Since the journal has gotten on a literary bent, I might as well continue the theme while the minutes tick away by telling you about one of the best writers I know of. James Ellroy began his career writing mysteries, novels that had a restless edge of deviant weirdness and a fetishistic noir sensibility. He achieved real notoriety with his novel THE BLACK DAHLIA, a fictitious exploration of an infamous murder case from 1940s Los Angeles. From there, he moved forward inexorably through time by means of a series of novels chronicling the unseen worlds of Los Angeles from the 1940s to the 1960s. As he did so, he emerged from the ghetto of “Mystery Fiction” to success as a critically-acclaimed author of plain old “Fiction.” His recent book,(1996, as opposed to 1989) AMERICAN TABLOID, is the first of a trilogy chronicling a larger world: American history, seen from the seamy side, going from 1960 up to about 1977 or so. AMERICAN TABLOID is the story of the Kennedy assassination, and like his other novels it includes a handful of characters from earlier books, chronicling their progression or (more commonly) disintegration over time.
One of the most interesting things about Ellroy is that with each novel two elements of his writing have progressed noticeably and dramatically: his style, and the characters whom he writes about.

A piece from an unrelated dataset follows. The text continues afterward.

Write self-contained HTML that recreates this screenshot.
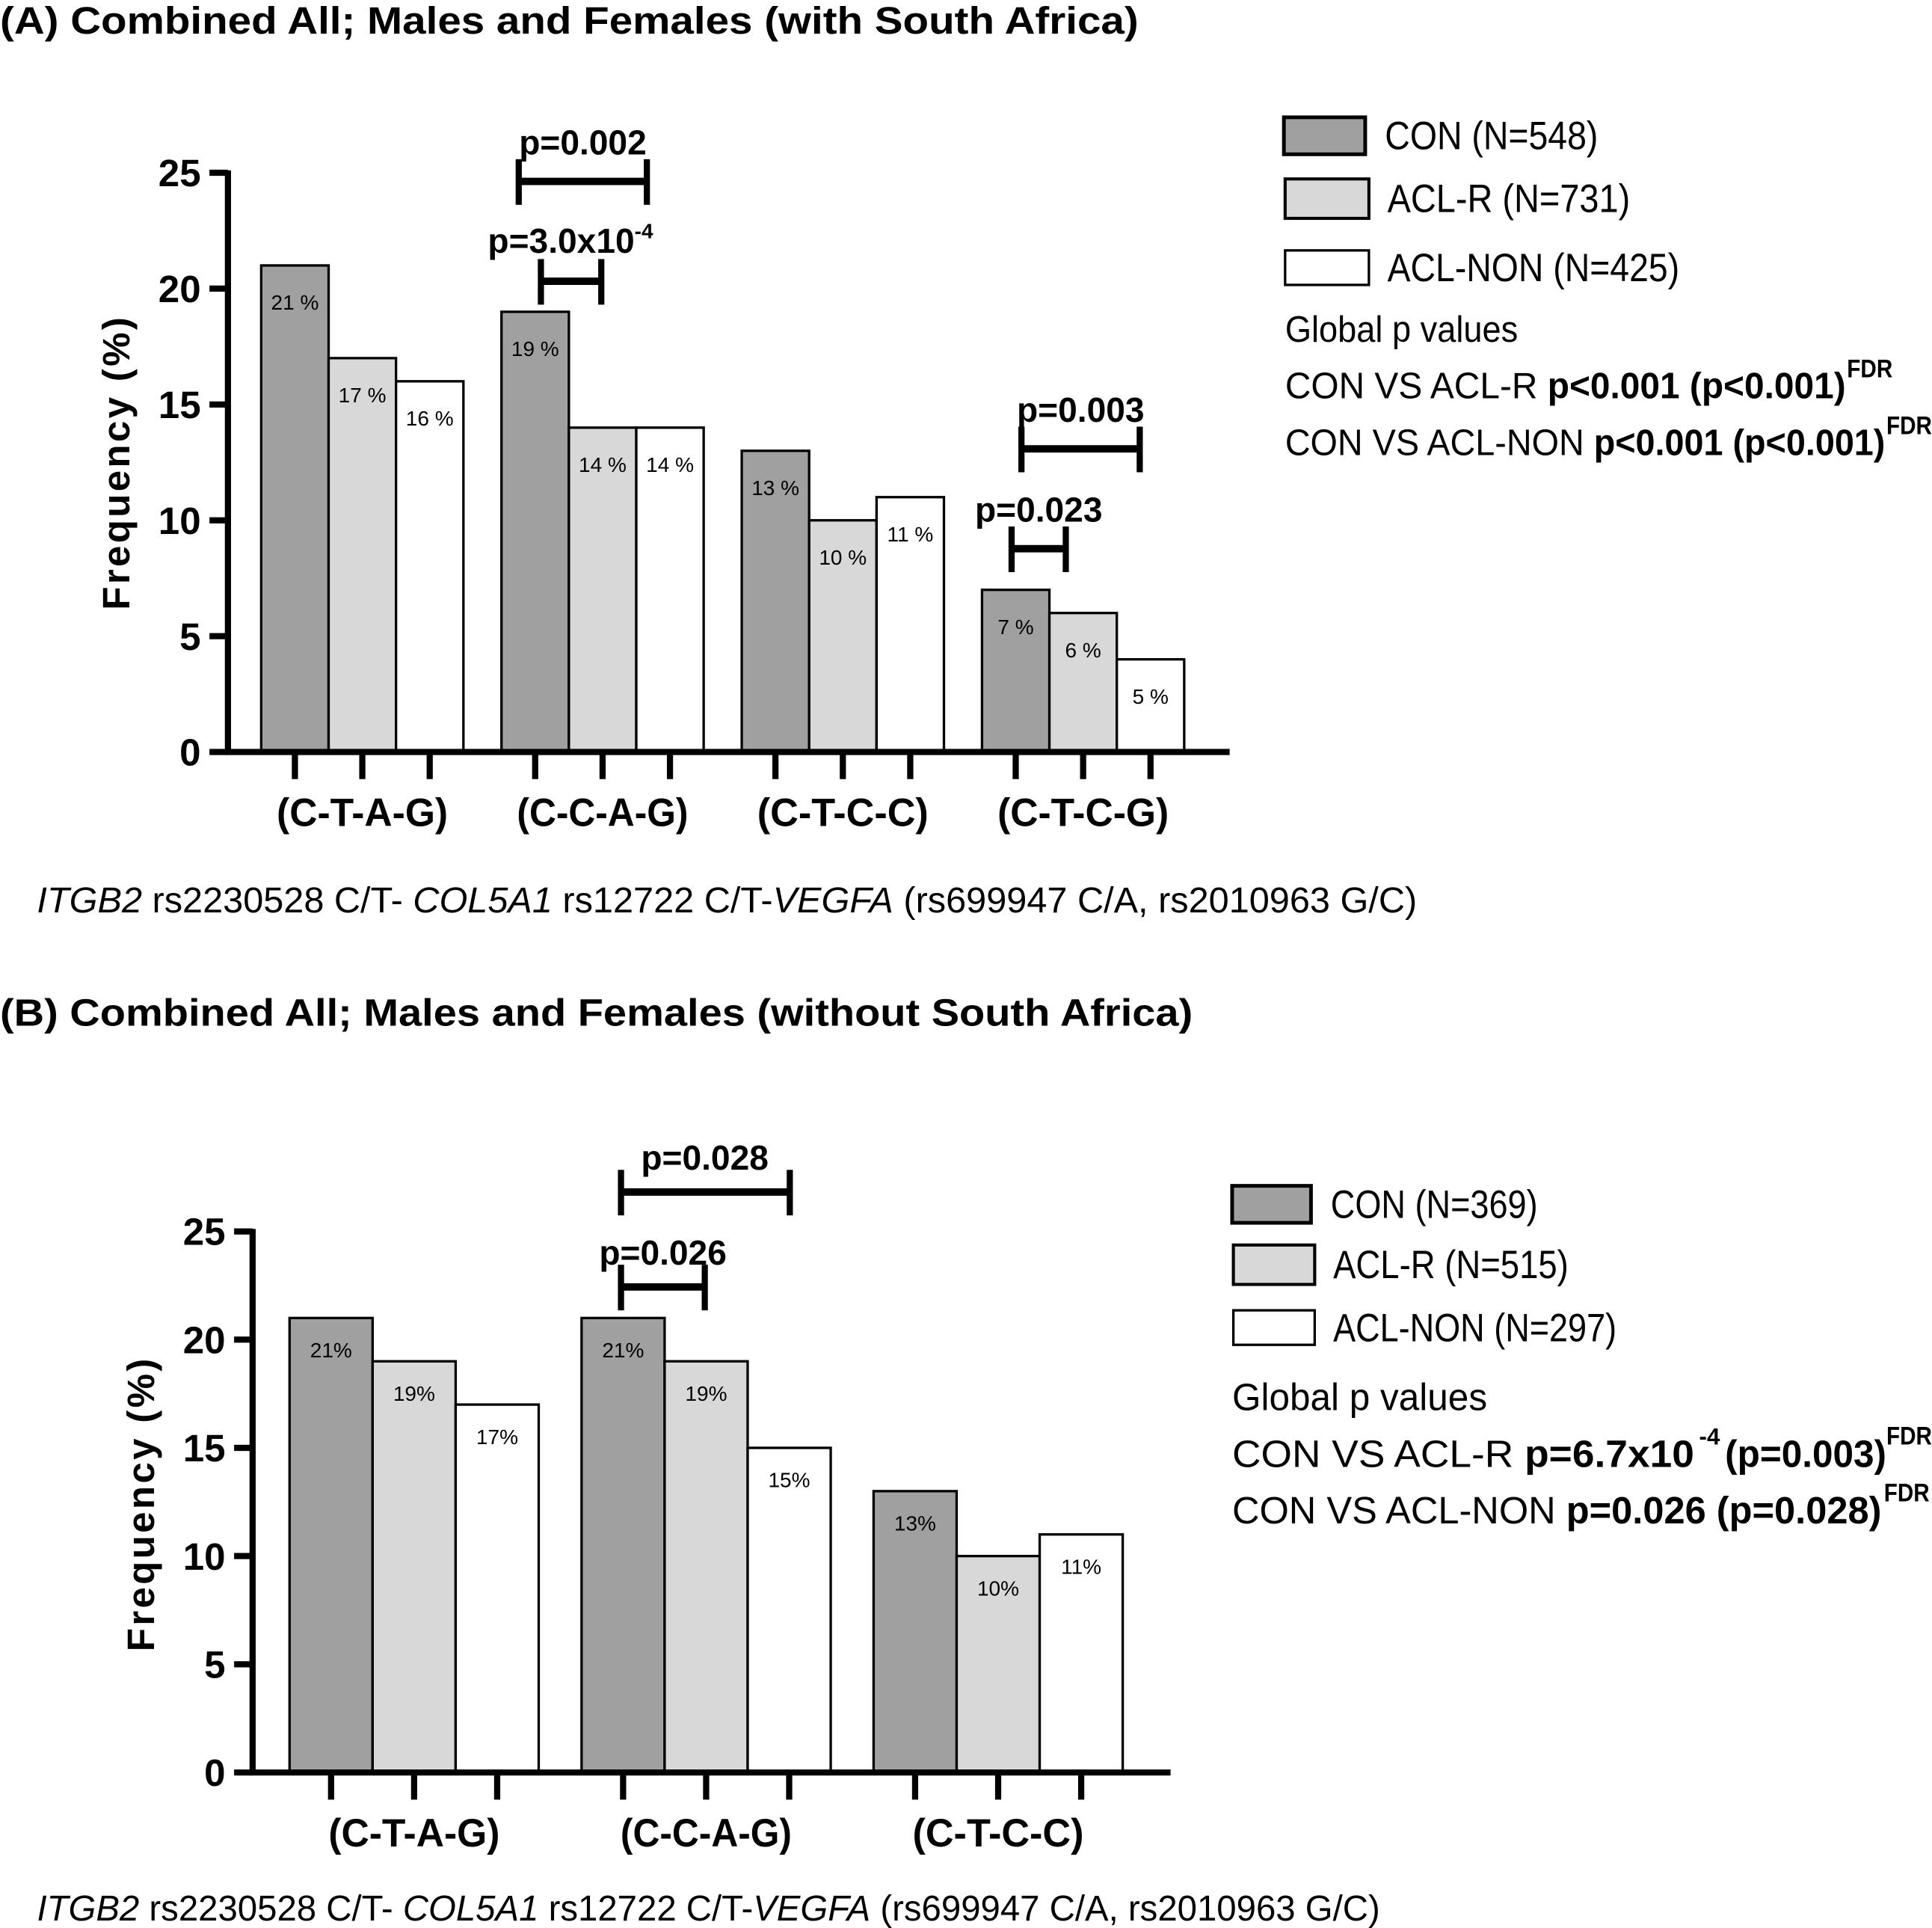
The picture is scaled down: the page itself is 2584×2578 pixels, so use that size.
<!DOCTYPE html>
<html><head><meta charset="utf-8"><style>
html,body{margin:0;padding:0;background:#fff}
svg{display:block}
text{font-family:"Liberation Sans Narrow","Liberation Sans",sans-serif;fill:#000}
</style></head><body>
<svg id="fig" width="2584" height="2578" viewBox="0 0 1568 1564" xmlns="http://www.w3.org/2000/svg">
<rect width="1568" height="1564" fill="#fff"/>
<text x="0" y="27" font-size="31" font-weight="bold" textLength="924" lengthAdjust="spacingAndGlyphs">(A) Combined All; Males and Females (with South Africa)</text>
<text x="30" y="740" font-size="29" textLength="1120" lengthAdjust="spacingAndGlyphs"><tspan font-style="italic">ITGB2</tspan> rs2230528 C/T- <tspan font-style="italic">COL5A1</tspan> rs12722 C/T-<tspan font-style="italic">VEGFA</tspan> (rs699947 C/A, rs2010963 G/C)</text>
<g>
<rect x="1042" y="95" width="66" height="30" fill="#a0a0a0" stroke="#000" stroke-width="3"/>
<rect x="1043" y="145" width="68" height="32" fill="#d8d8d8" stroke="#000" stroke-width="2.5"/>
<rect x="1043" y="203" width="68" height="28" fill="#fff" stroke="#000" stroke-width="2"/>
<text x="1124" y="121" font-size="32" textLength="173" lengthAdjust="spacingAndGlyphs">CON (N=548)</text>
<text x="1126" y="172" font-size="32" textLength="197" lengthAdjust="spacingAndGlyphs">ACL-R (N=731)</text>
<text x="1126" y="228" font-size="32" textLength="237" lengthAdjust="spacingAndGlyphs">ACL-NON (N=425)</text>
<text x="1043" y="277" font-size="30" textLength="189" lengthAdjust="spacingAndGlyphs">Global p values</text>
<text x="1043" y="323" font-size="30" textLength="455" lengthAdjust="spacingAndGlyphs">CON VS ACL-R  <tspan font-weight="bold">p&lt;0.001 (p&lt;0.001)</tspan></text>
<text x="1499" y="306" font-size="21" font-weight="bold" textLength="37" lengthAdjust="spacingAndGlyphs">FDR</text>
<text x="1043" y="369" font-size="30" textLength="487" lengthAdjust="spacingAndGlyphs">CON VS ACL-NON <tspan font-weight="bold">p&lt;0.001 (p&lt;0.001)</tspan></text>
<text x="1531" y="352" font-size="21" font-weight="bold" textLength="37" lengthAdjust="spacingAndGlyphs">FDR</text>
</g>
<text x="0" y="832" font-size="31" font-weight="bold" textLength="968" lengthAdjust="spacingAndGlyphs">(B) Combined All; Males and Females (without South Africa)</text>
<text x="30" y="1558" font-size="29" textLength="1090" lengthAdjust="spacingAndGlyphs"><tspan font-style="italic">ITGB2</tspan> rs2230528 C/T- <tspan font-style="italic">COL5A1</tspan> rs12722 C/T-<tspan font-style="italic">VEGFA</tspan> (rs699947 C/A, rs2010963 G/C)</text>
<g>
<rect x="1000" y="962" width="64" height="30" fill="#a0a0a0" stroke="#000" stroke-width="3"/>
<rect x="1001" y="1010" width="66" height="32" fill="#d8d8d8" stroke="#000" stroke-width="2.5"/>
<rect x="1001" y="1063" width="66" height="28" fill="#fff" stroke="#000" stroke-width="2"/>
<text x="1080" y="988" font-size="32" textLength="168" lengthAdjust="spacingAndGlyphs">CON (N=369)</text>
<text x="1082" y="1037" font-size="32" textLength="191" lengthAdjust="spacingAndGlyphs">ACL-R (N=515)</text>
<text x="1082" y="1088" font-size="32" textLength="230" lengthAdjust="spacingAndGlyphs">ACL-NON (N=297)</text>
<text x="1000" y="1144" font-size="31" textLength="207" lengthAdjust="spacingAndGlyphs">Global p values</text>
<text x="1000" y="1190" font-size="31" textLength="375" lengthAdjust="spacingAndGlyphs">CON VS ACL-R  <tspan font-weight="bold">p=6.7x10</tspan></text>
<text x="1379" y="1172" font-size="19" font-weight="bold">-4</text>
<text x="1400" y="1190" font-size="31" font-weight="bold" textLength="131" lengthAdjust="spacingAndGlyphs">(p=0.003)</text>
<text x="1531" y="1172" font-size="21" font-weight="bold" textLength="37" lengthAdjust="spacingAndGlyphs">FDR</text>
<text x="1000" y="1236" font-size="31" textLength="527" lengthAdjust="spacingAndGlyphs">CON VS ACL-NON <tspan font-weight="bold">p=0.026 (p=0.028)</tspan></text>
<text x="1529" y="1218" font-size="21" font-weight="bold" textLength="37" lengthAdjust="spacingAndGlyphs">FDR</text>
</g>
<g id="charts"></g>
</svg>
<script>
// Panel A data
const catsA = ["(C-T-A-G)", "(C-C-A-G)", "(C-T-C-C)", "(C-T-C-G)"];
const conA = [21, 19, 13, 7];
const aclrA = [17, 14, 10, 6];
const nonA = [16, 14, 11, 4];
const conLblA = ["21 %", "19 %", "13 %", "7 %"];
const aclrLblA = ["17 %", "14 %", "10 %", "6 %"];
const nonLblA = ["16 %", "14 %", "11 %", "5 %"];
// Panel B data
const catsB = ["(C-T-A-G)", "(C-C-A-G)", "(C-T-C-C)"];
const conB = [21, 21, 13];
const aclrB = [19, 19, 10];
const nonB = [17, 15, 11];
const conLblB = ["21%", "21%", "13%"];
const aclrLblB = ["19%", "19%", "10%"];
const nonLblB = ["17%", "15%", "11%"];
const yTicks = [0, 5, 10, 15, 20, 25];

const NS = "http://www.w3.org/2000/svg";
const root = document.getElementById("charts");
function mk(tag, attrs, parent, txt) {
  const e = document.createElementNS(NS, tag);
  for (const k in attrs) e.setAttribute(k, attrs[k]);
  if (txt !== undefined) e.textContent = txt;
  (parent || root).appendChild(e);
  return e;
}

function drawPanel(p) {
  const g = mk("g", {});
  
  
  const y = v => p.y0 - v * (p.y0 - p.y25) / 25;
  const series = [
    {vals: p.con, lbl: p.conL, fill: "#a0a0a0", name: "con"},
    {vals: p.aclr, lbl: p.aclrL, fill: "#d8d8d8", name: "aclr"},
    {vals: p.non, lbl: p.nonL, fill: "#ffffff", name: "aclnon"}
  ];
  p.cats.forEach((c, i) => {
    const gx = p.x0 + i * p.step;
    series.forEach((s, j) => {
      const x = gx + j * p.bw;
      const r = mk("rect", {x: x, y: y(s.vals[i]), width: p.bw, height: p.y0 - y(s.vals[i]), fill: s.fill, stroke: "#000", "stroke-width": 2}, g);
      
      
      const t = mk("text", {x: x + p.bw / 2, y: y(s.vals[i]) + p.lblOff, "font-size": p.lblSize, "text-anchor": "middle", fill: "#222"}, g, s.lbl[i]);
      
      
      const tk = mk("line", {x1: x + p.bw / 2, x2: x + p.bw / 2, y1: p.y0, y2: p.y0 + 22, stroke: "#000", "stroke-width": 5}, g);
      
      
    });
    const ct = mk("text", {x: gx + 1.5 * p.bw, y: p.y0 + 60, "font-size": 32, "font-weight": "bold", "text-anchor": "middle", textLength: 139, lengthAdjust: "spacingAndGlyphs"}, g, c);
    
    
  });
  const ya = mk("line", {x1: p.ax, x2: p.ax, y1: p.y25 - 2, y2: p.y0 + 2, stroke: "#000", "stroke-width": 5}, g);
  
  
  const xa = mk("line", {x1: p.ax - 2, x2: p.xend, y1: p.y0, y2: p.y0, stroke: "#000", "stroke-width": 5}, g);
  
  
  yTicks.forEach(v => {
    const l = mk("line", {x1: p.ax - 15, x2: p.ax, y1: y(v), y2: y(v), stroke: "#000", "stroke-width": 5}, g);
    
    
    const t = mk("text", {x: p.ax - 22, y: y(v) + 11, "font-size": 31, "font-weight": "bold", "text-anchor": "end"}, g, String(v));
    
    
  });
  const yt = mk("text", {x: 0, y: 0, "font-size": 31, "font-weight": "bold", "text-anchor": "middle", "font-family": "Liberation Sans, sans-serif", "letter-spacing": "2", transform: "translate(" + p.ytx + "," + p.yty + ") rotate(-90)"}, g, "Frequency (%)");
  
  
  p.brackets.forEach((b, k) => {
    const bg = mk("g", {}, g);
    
    
    mk("line", {x1: b.x1, x2: b.x2, y1: b.y, y2: b.y, stroke: "#000", "stroke-width": 6}, bg);
    mk("line", {x1: b.x1, x2: b.x1, y1: b.y - 18, y2: b.y + 19, stroke: "#000", "stroke-width": 5}, bg);
    mk("line", {x1: b.x2, x2: b.x2, y1: b.y - 18, y2: b.y + 19, stroke: "#000", "stroke-width": 5}, bg);
    const t = mk("text", {x: b.tx, y: b.ty, "font-size": 28, "font-weight": "bold", "text-anchor": "middle"}, bg);
    t.textContent = b.t;
    if (b.sup) { const s = mk("tspan", {dy: -12, "font-size": 17}, t); s.textContent = b.sup; }
  });
}

drawPanel({id: "panel-a", cats: catsA, con: conA, aclr: aclrA, non: nonA, conL: conLblA, aclrL: aclrLblA, nonL: nonLblA,
  x0: 212, bw: 54.7, step: 195, ax: 185, xend: 998, y0: 610, y25: 140, lblOff: 36, lblSize: 17, ytx: 105, yty: 375,
  brackets: [
    {x1: 421, x2: 525, y: 147, t: "p=0.002", tx: 473, ty: 125},
    {x1: 439, x2: 488, y: 228, t: "p=3.0x10", sup: "-4", tx: 463, ty: 205},
    {x1: 829, x2: 925, y: 364, t: "p=0.003", tx: 877, ty: 342},
    {x1: 821, x2: 865, y: 445, t: "p=0.023", tx: 843, ty: 423}
  ]});
drawPanel({id: "panel-b", cats: catsB, con: conB, aclr: aclrB, non: nonB, conL: conLblB, aclrL: aclrLblB, nonL: nonLblB,
  x0: 235, bw: 67.4, step: 237, ax: 205, xend: 950, y0: 1438, y25: 999, lblOff: 32, lblSize: 17, ytx: 125, yty: 1220,
  brackets: [
    {x1: 504, x2: 641, y: 967, t: "p=0.028", tx: 572, ty: 949},
    {x1: 504, x2: 572, y: 1044, t: "p=0.026", tx: 538, ty: 1026}
  ]});
</script>
</body></html>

In terms of style, Ellroy has moved from a dense, information-packed style typical of the noir crime novel to something far more impressive: a rapid-fire, slang-laden staccato stream-of-consciousness form of writing that can be hard to get your head around. A typical (of today) Ellroy passage quoted verbatim follows; the all-capitals are his:
The hallway, the kitchen, there–
A clinch: his hands groping, hers grabbing knives.
Slow-motion numb–I couldn’t move. Shock-still frozen, look:
Knives down–in his back, in his neck–twisted in hilt-deep. Bone cracks–Glenda dug in–two hands blood-wet. Miciak thrashing AT HER–
Two more knives snagged–Glenda stabbing blind.
Miciak clawing the rack, up with a cleaver.
I stumbled in close–numb legs–smell the blood–
He stabbed, missed, lurched into the knife rack. She stabbed–his back, his face–blade jabs ripped his cheeks out.
Gurgles/screeches/whines–Miciak dying loud. Knife handles sticking out at odd angles–I threw him down, twisted him, killed him.
Glenda–no screams, this look: SLOW, I’ve been here before.
(from WHITE JAZZ, 1992)
In terms of characters, his early novels typically chronicled that noir staple, the rough-edged cop or detective who was still on the side of justice and all that is good and true and worth loving. But as Ellroy wrote each novel, the characters moved more and more away from the ‘good and true’ and more towards the flat-out corrupt and depraved. The protagonists of AMERICAN TABLOID are bad guys, pure and simple. They’re mobsters, psycho cops, obsessive thrill-seeking military nuts, and every damn one of them is as crooked, corrupt, violent, and vicious as could be. Not a single one is out to follow some code of honor; they are the leg-breakers and the hit-men, the street-level losers and drifters who take the orders of the mob or Hoover or whoever. His latest novels tell the tales of those who do the dirty work and feel no guilt about doing so. Ellroy himself has said that he wants to take crime fiction and give it back to the bad guys, letting them be the stars of the book with no redeeming moral force to bludgeon the reader with a pat ending:
“I want my readers to have an ambiguous response to my characters. I want my readers to identify with my characters on the level of their hidden sexual agendas. I want my readers to say, ‘Man, what a blast it would be to go back to 1952 and beat up faggots.’ Then I want them to realize, ‘Oh, am I really thinking that?’ In AMERICAN TABLOID, I wanted people to think ‘Yeah, what a fuckin’ blast, let’s whack out John F. Kennedy.’ I think crime fiction at its best is touching the fire and getting your hand burned.”
(from an interview in The Armchair Detective, vol. 28 no. 3)
Ellroy is one of my favorite writers. Along with H.P. Lovecraft, I’d credit him as my most substantial inspiration. Where HPL has influenced my attitudes towards writing as an ideal, the work of publishing, and life in general, Ellroy has specifically influenced the way I approach the craft of writing. His books are amazing, awe-inspiring things that leave me gasping like a fish on the beach. Check out anything by him; you won’t be disappointed.